A shower of particles may have spelled curtains for the megalodon, a school-bus-sized shark, 2.6 million years ago. Image via Wikipedia/University of Kansas.

About 2.6 million years ago, an oddly bright light arrived in the prehistoric sky and lingered there for weeks or months. It was a supernova some 150 light-years away from Earth. A new study suggests that, within a few hundred years, well after the supernova had faded from Earth’s sky, a tsunami of cosmic energy from that star explosion reached our planet. The rain of particles pummeled the atmosphere, the researchers say, touching off climate change and triggering mass extinctions of large ocean animals, including the megalodon, a shark species that was the size of a school bus.

The effects of such a supernova — and possibly more than one — on large ocean life are detailed in the study published November 27, 2018, in the journal Astrobiology. Adrian Melott is a professor emeritus of physics and astronomy at the University of Kansas and lead author of the study. Melott said that recent papers revealing ancient seabed deposits of iron-60 isotopes provided the “slam-dunk” evidence of the timing and distance of supernovae. He said:

As far back as the mid-1990s, people said, ‘Hey, look for iron-60. It’s a telltale because there’s no other way for it to get to Earth but from a supernova.’ Because iron-60 is radioactive, if it was formed with the Earth it would be long gone by now. So, it had to have been rained down on us. There’s some debate about whether there was only one supernova really nearby or a whole chain of them. I kind of favor a combo of the two — a big chain with one that was unusually powerful and close. If you look at iron-60 residue, there’s a huge spike 2.6 million years ago, but there’s excess scattered clear back 10 million years.

Artist’s concept of a supernova. Image via University of Kansas/NASA.

Whether or not there was one supernova or a series of them, the supernova energy that spread layers of iron-60 all over the world also caused penetrating particles called muons to shower Earth, causing cancers and mutations — especially to larger animals. Melott said:

The best description of a muon would be a very heavy electron — but a muon is a couple hundred times more massive than an electron. They’re very penetrating. Even normally, there are lots of them passing through us. Nearly all of them pass through harmlessly, yet about one-fifth of our radiation dose comes by muons. But when this wave of cosmic rays hits, multiply those muons by a few hundred. Only a small faction of them will interact in any way, but when the number is so large and their energy so high, you get increased mutations and cancer — these would be the main biological effects. We estimated the cancer rate would go up about 50 percent for something the size of a human — and the bigger you are, the worse it is. For an elephant or a whale, the radiation dose goes way up.

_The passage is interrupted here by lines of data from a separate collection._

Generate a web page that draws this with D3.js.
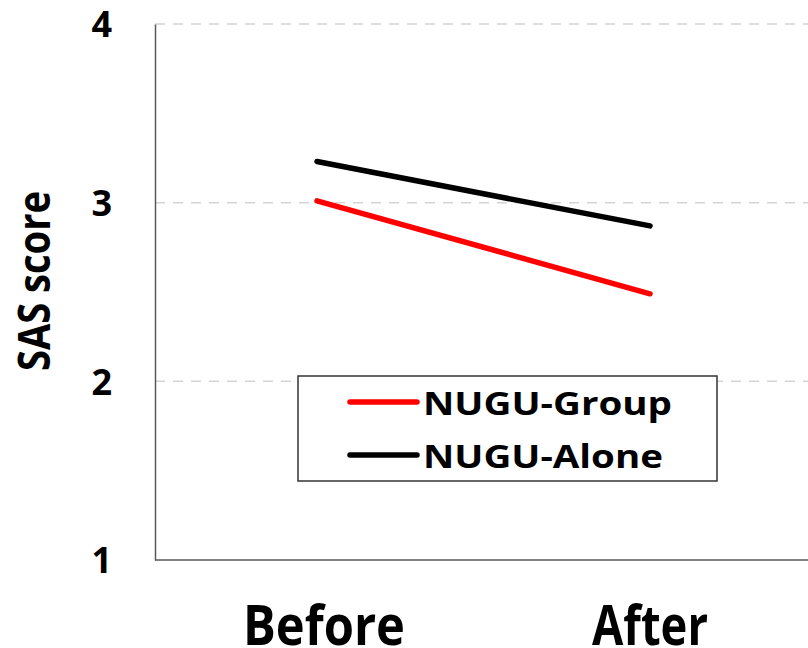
<!DOCTYPE html>
<html>
<head>
<meta charset="utf-8">
<script src="https://cdn.jsdelivr.net/npm/d3@7"></script>
<style>
  body { margin: 0; background: #fff; }
  svg text { font-family: "Open Sans", Lato, sans-serif; font-weight: bold; fill: #000; }
</style>
</head>
<body>
<div id="chart"></div>
<script>
const categories = ["Before", "After"];
const seriesNames = ["NUGU-Group", "NUGU-Alone"];
const seriesColors = ["#ff0000", "#000000"];
const groupValues = [3.01, 2.49];
const aloneValues = [3.23, 2.87];
const yTicks = [1, 2, 3, 4];

const width = 808, height = 648;
const margin = { top: 24, right: 0, bottom: 88, left: 155 };

const svg = d3.select("#chart").append("svg")
    .attr("width", width)
    .attr("height", height);

const x = d3.scalePoint().domain(categories).range([317, 650]);
const y = d3.scaleLinear().domain([1, 4]).range([height - margin.bottom, margin.top]);

// grid lines (dashed)
svg.append("g")
    .selectAll("line")
    .data(yTicks.filter(d => d > 1))
    .enter().append("line")
    .attr("x1", margin.left)
    .attr("x2", width)
    .attr("y1", d => y(d))
    .attr("y2", d => y(d))
    .attr("stroke", "#d4d4d4")
    .attr("stroke-width", 1.5)
    .attr("stroke-dasharray", "10,8");

// y axis
const yAxis = d3.axisLeft(y).tickValues(yTicks).tickSize(0).tickPadding(43).tickFormat(d3.format("d"));
const gy = svg.append("g")
    .attr("transform", `translate(${margin.left},0)`)
    .call(yAxis);
gy.select(".domain").attr("stroke", "#595959").attr("stroke-width", 1.5);
gy.selectAll("text").style("font-size", "36px").attr("dy", "0.36em");

// bottom axis line
svg.append("line")
    .attr("x1", margin.left)
    .attr("x2", width)
    .attr("y1", y(1))
    .attr("y2", y(1))
    .attr("stroke", "#595959")
    .attr("stroke-width", 1.5);

// category labels
const catWidths = { Before: 162, After: 116 };
const catShift = { Before: 7, After: 0 };
svg.append("g")
    .selectAll("text")
    .data(categories)
    .enter().append("text")
    .attr("x", d => x(d) + catShift[d])
    .attr("y", 645)
    .attr("text-anchor", "middle")
    .attr("textLength", d => catWidths[d])
    .attr("lengthAdjust", "spacingAndGlyphs")
    .style("font-size", "55px")
    .text(d => d);

svg.append("text")
    .attr("transform", `translate(50,${(y(1) + y(4)) / 2 - 11}) rotate(-90)`)
    .attr("text-anchor", "middle")
    .attr("textLength", 180)
    .attr("lengthAdjust", "spacingAndGlyphs")
    .style("font-size", "45px")
    .text("SAS score");

// series lines
const line = d3.line()
    .x((d, i) => x(categories[i]))
    .y(d => y(d));

[groupValues, aloneValues].forEach((vals, i) => {
    svg.append("path")
        .datum(vals)
        .attr("d", line)
        .attr("fill", "none")
        .attr("stroke", seriesColors[i])
        .attr("stroke-width", 5.5)
        .attr("stroke-linecap", "round");
});

// legend
const legend = svg.append("g").attr("transform", "translate(298,376)");
legend.append("rect")
    .attr("width", 419)
    .attr("height", 105)
    .attr("fill", "#fff")
    .attr("stroke", "#333")
    .attr("stroke-width", 1.5);

const legendWidths = [249, 240];
seriesNames.forEach((name, i) => {
    const ly = 26 + i * 53;
    legend.append("line")
        .attr("x1", 52).attr("x2", 119)
        .attr("y1", ly).attr("y2", ly)
        .attr("stroke", seriesColors[i])
        .attr("stroke-width", 5.5)
        .attr("stroke-linecap", "round");
    legend.append("text")
        .attr("x", 125)
        .attr("y", ly + 13)
        .attr("textLength", legendWidths[i])
        .attr("lengthAdjust", "spacingAndGlyphs")
        .style("font-size", "32px")
        .text(name);
});
</script>
</body>
</html>
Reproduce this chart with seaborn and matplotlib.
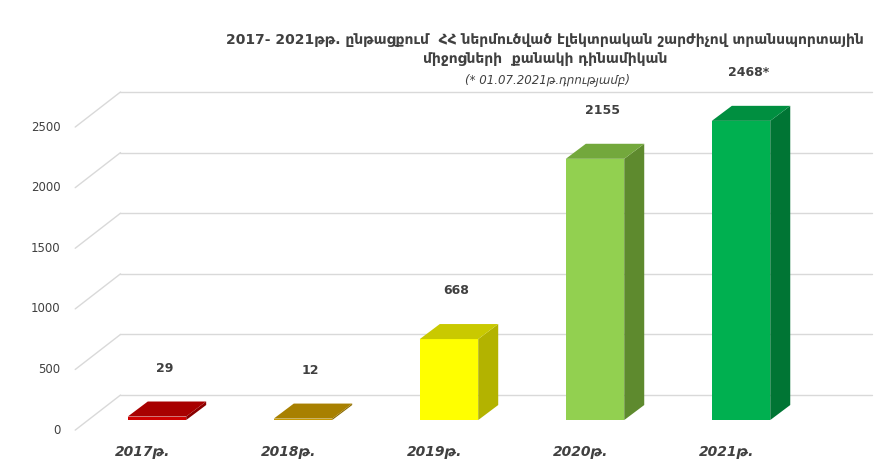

According to the researchers, the supernova 2.6 million years ago may be related to a marine extinction – known as the marine megafauna extinction – where an estimated 36 percent of the largest marine animals like sharks, whales, sea birds and sea turtles disappeared. The extinction was concentrated in coastal waters, where larger organisms would have caught a greater radiation dose from the muons. The researchers say damage from muons would extend down hundreds of yards (meters) into ocean waters, becoming less severe at greater depths. They wrote:

High energy muons can reach deeper in the oceans being the more relevant agent of biological damage as depth increases.

Indeed, a famously large and fierce marine animal inhabiting shallower waters may have been doomed by the supernova radiation. Melott said:

One of the extinctions that happened 2.6 million years ago was megalodon. Imagine the great white shark in Jaws, which was enormous — and that’s megalodon, but it was about the size of a school bus. They just disappeared about that time. So, we can speculate it might have something to do with the muons. Basically, the bigger the creature is the bigger the increase in radiation would have been.

He added:

There really hasn’t been any good explanation for the marine megafaunal extinction. This could be one.

Bottom line: A new study suggests that particles from a supernova raining onto Earth 2.6 million years ago killed off large ocean animals – including the huge megalodon shark.